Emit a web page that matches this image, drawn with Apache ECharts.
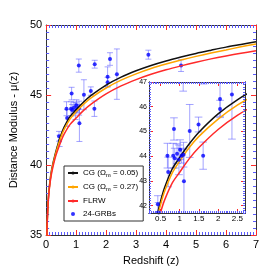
<!DOCTYPE html>
<html><head><meta charset="utf-8">
<script src="https://cdn.jsdelivr.net/npm/echarts@6/dist/echarts.min.js"></script>
<style>html,body{margin:0;padding:0;background:#fff}#c{width:277px;height:277px}</style>
</head><body><div id="c"></div>
<script>
// GRB data: redshift, distance modulus, error
const grbZ   = [0.43, 0.45, 0.68, 0.70, 0.83, 0.85, 0.87, 0.93, 0.98, 1.01, 1.05, 1.10, 1.11, 1.26, 1.49, 1.61, 2.05, 2.05, 2.36, 1.09, 1.62, 2.13, 3.41, 4.50];
const grbMu  = [42.05, 41.72, 44.02, 43.36, 44.02, 45.10, 43.92, 44.10, 43.85, 44.26, 44.02, 44.06, 42.98, 45.02, 45.28, 44.02, 46.31, 45.91, 46.49, 47.10, 47.20, 47.57, 47.88, 47.10];
const grbErr = [0.35, 0.40, 0.50, 0.60, 0.50, 0.45, 0.40, 0.40, 0.60, 0.40, 0.30, 0.50, 1.30, 1.07, 0.30, 0.55, 0.70, 0.35, 1.80, 0.47, 0.28, 0.45, 0.32, 0.42];

// model curves
const curveZ  = [0.02, 0.04, 0.07, 0.1, 0.15, 0.2, 0.3, 0.4, 0.5, 0.6, 0.8, 1.0, 1.25, 1.5, 2.0, 2.5, 3.0, 3.5, 4.0, 4.5, 5.0, 5.5, 6.0, 6.5, 7.0];
const cg005   = [34.62, 36.15, 37.5, 38.3, 39.2, 39.85, 40.75, 41.52, 42.17, 42.7, 43.47, 43.95, 44.5, 44.97, 45.71, 46.28, 46.73, 47.11, 47.43, 47.71, 47.97, 48.2, 48.42, 48.61, 48.8];
const cg027   = [34.61, 36.13, 37.47, 38.25, 39.13, 39.76, 40.66, 41.4, 42.03, 42.55, 43.3, 43.8, 44.35, 44.8, 45.5, 46.06, 46.51, 46.89, 47.21, 47.5, 47.76, 48.0, 48.22, 48.44, 48.64];
const flrw    = [34.6, 36.1, 37.4, 38.15, 39.0, 39.6, 40.5, 41.15, 41.72, 42.2, 42.9, 43.35, 43.9, 44.35, 45.08, 45.65, 46.1, 46.48, 46.8, 47.08, 47.34, 47.58, 47.79, 47.98, 48.16];

// tick labels
const mainXTicks = [0,1,2,3,4,5,6,7];
const mainYTicks = [35,40,45,50];
const insetXTicks = [0.5, 1, 1.5, 2, 2.5];
const insetYTicks = [42, 43, 44, 45, 46, 47];

const FONT = 'Liberation Sans, Arial, sans-serif';
const RED = '#ff2a2a', BLUE = '#5a5aff', FRAME = '#333';

function range(a, b, s){ const out=[]; for(let v=a; v<=b+1e-9; v+=s) out.push(Math.round(v*1000)/1000); return out; }
const insetXMinor = range(0.2, 2.7, 0.05);
const insetYMinor = range(41.7, 47, 0.1);

const pts = grbZ.map((z,i)=>[z, grbMu[i]]);
const errs = grbZ.map((z,i)=>[z, grbMu[i], grbErr[i]]);
const line = arr => curveZ.map((z,i)=>[z, arr[i]]);

function errRender(params, api){
  const x=api.value(0), y=api.value(1), e=api.value(2);
  const a=api.coord([x,y-e]), b=api.coord([x,y+e]);
  const l1=api.coord([x-0.1,y-e]), r1=api.coord([x+0.1,y-e]);
  const l2=api.coord([x-0.1,y+e]), r2=api.coord([x+0.1,y+e]);
  const st={stroke:'rgba(90,90,255,0.55)', lineWidth:1};
  const cs=params.coordSys;
  return {type:'group', clipPath:{type:'rect', shape:{x:cs.x, y:cs.y, width:cs.width, height:cs.height}}, children:[
    {type:'line', shape:{x1:a[0],y1:a[1],x2:b[0],y2:b[1]}, style:st},
    {type:'line', shape:{x1:l1[0],y1:l1[1],x2:r1[0],y2:r1[1]}, style:st},
    {type:'line', shape:{x1:l2[0],y1:l2[1],x2:r2[0],y2:r2[1]}, style:st}
  ]};
}

function mainAxis(pos, withLabel, extra){
  return Object.assign({
    type:'value', gridIndex:0, position:pos,
    axisLine:{show:true, onZero:false, lineStyle:{color:FRAME, width:1}},
    axisTick:{show:true, inside:true, length:5, lineStyle:{color:RED, width:1}},
    minorTick:{show:true, splitNumber:10, length:3, lineStyle:{color:BLUE, width:1}},
    splitLine:{show:false},
    axisLabel:{show:withLabel, fontSize:11, fontFamily:FONT, color:'#000', margin:4}
  }, extra);
}
function insetAxis(pos, min, max, vals, color, len, labels, fs){
  return {
    type:'value', gridIndex:1, position:pos, min:min, max:max, z:12,
    axisLine:{show:true, onZero:false, lineStyle:{color:FRAME, width:1}},
    axisTick:{show:true, inside:true, length:len, customValues:vals, lineStyle:{color:color, width:1}},
    minorTick:{show:false},
    splitLine:{show:false},
    axisLabel:{show:labels, customValues:vals, fontSize:fs||7, fontFamily:FONT, color:'#000', margin:2}
  };
}

const option = {
  animation:false,
  backgroundColor:'#fff',
  grid:[
    {left:32, top:25, width:224, height:210, show:false},
    {left:149, top:82, width:96, height:131, show:true, backgroundColor:'#fff', borderWidth:0, z:10}
  ],
  xAxis:[
    mainAxis('bottom',true,{min:0, max:7, interval:1, name:'Redshift (z)', nameLocation:'middle', nameGap:20,
      nameTextStyle:{fontSize:11, fontFamily:FONT, color:'#000'}}),
    mainAxis('top',false,{min:0, max:7, interval:1}),
    insetAxis('bottom',0.2,2.7,insetXTicks,RED,4,true,8),
    insetAxis('bottom',0.2,2.7,insetXMinor,BLUE,2,false),
    insetAxis('top',0.2,2.7,insetXTicks,RED,4,false),
    insetAxis('top',0.2,2.7,insetXMinor,BLUE,2,false)
  ],
  yAxis:[
    mainAxis('left',true,{min:35, max:50, interval:5, name:'Distance Modulus - μ(z)', nameLocation:'middle', nameGap:18,
      nameTextStyle:{fontSize:11, fontFamily:FONT, color:'#000'}}),
    mainAxis('right',false,{min:35, max:50, interval:5}),
    insetAxis('left',41.7,47,insetYTicks,RED,4,true,7),
    insetAxis('left',41.7,47,insetYMinor,BLUE,2,false),
    insetAxis('right',41.7,47,insetYTicks,RED,4,false),
    insetAxis('right',41.7,47,insetYMinor,BLUE,2,false)
  ],
  legend:{
    left:64, top:166, orient:'vertical', backgroundColor:'#fff',
    borderColor:'#333', borderWidth:1, borderRadius:0, padding:[3,5,3,3],
    itemGap:5, itemWidth:10, itemHeight:4,
    data:[{name:'cg05'},{name:'cg27'},{name:'flrw'},{name:'grb', icon:'circle'}],
    formatter:function(n){
      if(n==='cg05') return '{a|CG (Ω}{s|m}{a| = 0.05)}';
      if(n==='cg27') return '{a|CG (Ω}{s|m}{a| = 0.27)}';
      if(n==='flrw') return '{a|FLRW}';
      return '{a|24-GRBs}';
    },
    textStyle:{fontSize:8, fontFamily:FONT, color:'#000', rich:{a:{fontSize:8, fontFamily:FONT}, s:{fontSize:6, fontFamily:FONT, padding:[4,0,0,0]}}}
  },
  series:[
    {name:'cg05', type:'line', xAxisIndex:0, yAxisIndex:0, data:line(cg005), smooth:0.3, symbol:'none', lineStyle:{color:'#111', width:1.5}, itemStyle:{color:'#111'}},
    {name:'cg27', type:'line', xAxisIndex:0, yAxisIndex:0, data:line(cg027), smooth:0.3, symbol:'none', lineStyle:{color:'#ffa500', width:1.5}, itemStyle:{color:'#ffa500'}},
    {name:'flrw', type:'line', xAxisIndex:0, yAxisIndex:0, data:line(flrw), smooth:0.3, symbol:'none', lineStyle:{color:RED, width:1.5}, itemStyle:{color:RED}},
    {name:'errMain', type:'custom', xAxisIndex:0, yAxisIndex:0, data:errs, renderItem:errRender, encode:{x:0,y:1}, clip:true},
    {name:'grb', type:'scatter', xAxisIndex:0, yAxisIndex:0, data:pts, symbolSize:4, itemStyle:{color:'#0000ff'}},

    {name:'cg05', type:'line', xAxisIndex:2, yAxisIndex:2, data:line(cg005), smooth:0.3, symbol:'none', z:11, lineStyle:{color:'#111', width:1.5}, itemStyle:{color:'#111'}},
    {name:'cg27', type:'line', xAxisIndex:2, yAxisIndex:2, data:line(cg027), smooth:0.3, symbol:'none', z:11, lineStyle:{color:'#ffa500', width:1.5}, itemStyle:{color:'#ffa500'}},
    {name:'flrw', type:'line', xAxisIndex:2, yAxisIndex:2, data:line(flrw), smooth:0.3, symbol:'none', z:11, lineStyle:{color:RED, width:1.5}, itemStyle:{color:RED}},
    {name:'errInset', type:'custom', xAxisIndex:2, yAxisIndex:2, data:errs, renderItem:errRender, encode:{x:0,y:1}, clip:true, z:11},
    {name:'grb', type:'scatter', xAxisIndex:2, yAxisIndex:2, data:pts, symbolSize:4, z:11, itemStyle:{color:'#0000ff'}}
  ]
};
const chart = echarts.init(document.getElementById('c'), null, {renderer:'canvas'});
chart.setOption(option);
</script></body></html>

========================================

**Your task:** Write out, word for word, the lines from the start of the data through the one holding "0.45, 0.32, 0.42];". Omit pictures.

**Response to this exercise:**
Emit a web page that matches this image, drawn with Apache ECharts.
<!DOCTYPE html>
<html><head><meta charset="utf-8">
<script src="https://cdn.jsdelivr.net/npm/echarts@6/dist/echarts.min.js"></script>
<style>html,body{margin:0;padding:0;background:#fff}#c{width:277px;height:277px}</style>
</head><body><div id="c"></div>
<script>
// GRB data: redshift, distance modulus, error
const grbZ   = [0.43, 0.45, 0.68, 0.70, 0.83, 0.85, 0.87, 0.93, 0.98, 1.01, 1.05, 1.10, 1.11, 1.26, 1.49, 1.61, 2.05, 2.05, 2.36, 1.09, 1.62, 2.13, 3.41, 4.50];
const grbMu  = [42.05, 41.72, 44.02, 43.36, 44.02, 45.10, 43.92, 44.10, 43.85, 44.26, 44.02, 44.06, 42.98, 45.02, 45.28, 44.02, 46.31, 45.91, 46.49, 47.10, 47.20, 47.57, 47.88, 47.10];
const grbErr = [0.35, 0.40, 0.50, 0.60, 0.50, 0.45, 0.40, 0.40, 0.60, 0.40, 0.30, 0.50, 1.30, 1.07, 0.30, 0.55, 0.70, 0.35, 1.80, 0.47, 0.28, 0.45, 0.32, 0.42];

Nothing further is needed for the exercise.